The article included opinion pieces written by Angry Robot’s sales manager Roland Briscoe and Mostly Books’s Mark Thornton about the lessons of the experiment. Briscoe talked about giving readers what they said they wanted—the permanence of a physical copy plus the convenience of an electronic edition. Thornton discussed being able to woo e-book fans back to the bookstore fold so they can enjoy the discoverability of seeing titles in person but still be able to read them on their favorite electronic platform.
The idea of print/e-book bundling has been around for some time—Baen even does it to a limited extent with some of its first-printing hardcovers that include bound-in CD-ROMs—but the way the market has worked so far in the US has prevented it from seeing much use. However, one of the stated goals of the settlement between the Department of Justice and the agency pricing publishers was to make possible this sort of experimentation in the US market—bundles of e-books sold together, or e-books sold together with their print version.
From a costs standpoint, bundling seems like an idea whose time has really come. It costs zero cents (or close enough to zero cents to be negligible. Maybe a few pennies in overhead costs?) in marginal costs to add an electronic copy to a printed copy—so if doing that sells more printed copies, isn’t it worth it?
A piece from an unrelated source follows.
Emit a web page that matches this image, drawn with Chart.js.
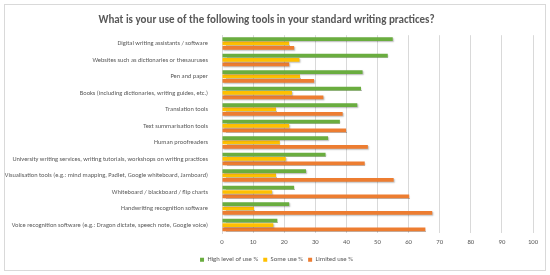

Publishers have long had a problem getting over the mindset that every individual “copy” has to be paid for individually. (I remember, in the good old days when they were allowed to talk to people, the Pendergrasts of Fictionwise and eReader bemoaned the fact that publishers insisted that each different encrypted format of e-book sold in their store had to be sold separately.) And yet, given that Angry Robot’s experiment sold three times as many books as normal, that means they took in as much money as they would have if they’d gotten paid for the normal number of print books, that many e-books, plus the same amount extra.
Could bundling work for every book from every genre? Probably not. It will take more experimentation to know which ones will succeed. I hope that if the settlement paves the way, we might end up seeing more of that.